From the point of view of general relativity, inertial frames are those local reference frames which are in free-fall and non-rotating. "Local" reference frames because the free-fall condition may only be realised locally.
You pose the question referring to unknown sources \(S\) and \(S'\)of the forces acting on person and scale, respectively. If the force on the person is gravitation, e.g. if \(S\) is a distant star or a planet, then, prior to hitting the scale, the person is in free-fall (the person considered small enough compared with the scale of variation of the star's gravitational field for differences of the gravitational field across the person's extension, i.e. tidal forces, to be negligible). The person in free-fall, if non-rotating, is in an inertial system.
The scale cannot be shut off from gravity, but let's assume \(S'\) to be such that it overcompensates the gravitation on the scale. For example, a giant spring mounted on \(S\) could accelerate the scale away from the star/planet towards the person. Before making contact with the person, the scale is not in free-fall, and therefore not in an inertial system (it is accelerated relatively to a free-fall system, thus relatively to an inertial system).

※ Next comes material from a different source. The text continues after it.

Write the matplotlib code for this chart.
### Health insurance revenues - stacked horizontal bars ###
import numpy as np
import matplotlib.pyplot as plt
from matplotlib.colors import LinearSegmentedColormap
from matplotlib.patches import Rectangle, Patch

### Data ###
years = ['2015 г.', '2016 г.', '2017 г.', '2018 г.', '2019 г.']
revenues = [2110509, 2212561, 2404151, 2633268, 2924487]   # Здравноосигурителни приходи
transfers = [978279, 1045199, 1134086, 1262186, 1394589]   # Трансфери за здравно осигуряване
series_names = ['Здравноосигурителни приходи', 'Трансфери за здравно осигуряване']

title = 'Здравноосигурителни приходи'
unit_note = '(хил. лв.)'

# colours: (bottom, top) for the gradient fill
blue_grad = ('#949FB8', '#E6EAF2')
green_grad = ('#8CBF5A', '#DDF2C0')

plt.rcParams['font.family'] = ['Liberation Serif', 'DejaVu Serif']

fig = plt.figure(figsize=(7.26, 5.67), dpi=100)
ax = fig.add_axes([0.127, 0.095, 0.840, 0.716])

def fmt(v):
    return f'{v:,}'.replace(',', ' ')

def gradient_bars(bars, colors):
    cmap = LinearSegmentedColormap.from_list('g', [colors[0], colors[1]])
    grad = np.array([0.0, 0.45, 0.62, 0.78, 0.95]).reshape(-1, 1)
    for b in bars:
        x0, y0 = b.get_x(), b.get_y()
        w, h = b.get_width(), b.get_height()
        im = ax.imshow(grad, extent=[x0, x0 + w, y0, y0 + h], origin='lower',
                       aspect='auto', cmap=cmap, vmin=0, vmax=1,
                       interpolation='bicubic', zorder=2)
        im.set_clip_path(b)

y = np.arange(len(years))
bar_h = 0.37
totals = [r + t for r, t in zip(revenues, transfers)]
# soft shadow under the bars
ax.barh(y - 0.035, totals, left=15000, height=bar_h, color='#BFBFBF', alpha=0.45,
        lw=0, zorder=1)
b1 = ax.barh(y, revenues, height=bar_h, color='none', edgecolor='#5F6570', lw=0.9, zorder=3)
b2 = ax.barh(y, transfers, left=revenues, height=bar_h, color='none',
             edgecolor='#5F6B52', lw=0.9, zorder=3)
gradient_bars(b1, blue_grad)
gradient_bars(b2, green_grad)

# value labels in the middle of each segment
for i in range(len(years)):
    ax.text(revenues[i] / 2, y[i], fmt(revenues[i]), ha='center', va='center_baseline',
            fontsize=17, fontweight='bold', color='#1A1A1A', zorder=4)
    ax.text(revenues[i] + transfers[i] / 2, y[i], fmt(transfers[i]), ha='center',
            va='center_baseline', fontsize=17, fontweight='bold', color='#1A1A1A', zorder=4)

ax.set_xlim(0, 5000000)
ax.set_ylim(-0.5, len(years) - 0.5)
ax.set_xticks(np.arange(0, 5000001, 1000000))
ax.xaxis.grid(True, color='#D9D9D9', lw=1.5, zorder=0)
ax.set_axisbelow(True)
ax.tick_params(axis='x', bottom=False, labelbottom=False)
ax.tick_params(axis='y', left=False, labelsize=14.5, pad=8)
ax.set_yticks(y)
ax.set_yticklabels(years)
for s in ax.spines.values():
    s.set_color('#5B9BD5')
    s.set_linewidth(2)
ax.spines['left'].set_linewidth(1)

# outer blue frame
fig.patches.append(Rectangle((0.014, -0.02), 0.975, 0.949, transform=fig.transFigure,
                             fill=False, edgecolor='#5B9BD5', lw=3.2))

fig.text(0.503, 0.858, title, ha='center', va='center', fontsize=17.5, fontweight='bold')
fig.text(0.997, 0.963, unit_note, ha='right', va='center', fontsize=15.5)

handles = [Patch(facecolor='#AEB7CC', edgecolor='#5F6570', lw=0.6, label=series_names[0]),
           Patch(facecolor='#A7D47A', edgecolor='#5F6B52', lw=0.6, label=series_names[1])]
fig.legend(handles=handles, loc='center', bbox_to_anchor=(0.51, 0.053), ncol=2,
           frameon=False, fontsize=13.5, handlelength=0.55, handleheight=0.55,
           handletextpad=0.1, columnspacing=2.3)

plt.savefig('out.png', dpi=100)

After person and scale hit (and stick together instead of rebouncing) the person is at rest relative to the scale. The movement relative to the sources is a different question. As the scale still is pushed by the spring, the person now, via the scale, is also pushed by the spring. The person no longer is in free-fall, but accelerated relatively to a free-fall system; therefore, the person on the scale is not in an inertial system.
(By the way, something similar happens when you stand on the ground or actually step on a scale.)
Consider a different setup:
Assume you do your experiment in a laboratory which can be assumed in free-fall and non-rotating in the above sense. The laboratory frame is an inertial frame. Assume that person and scale are accelerated towards each other by springs, such that after making contact the person-scale system is at rest in the laboratory. Then, while person and scale are accelerated towards each other they are accelerated relatively to an inertial system and neither person nor scale are in an inertial system. Once person and scale have hit and are at rest in the laboratory frame they are in an inertial system.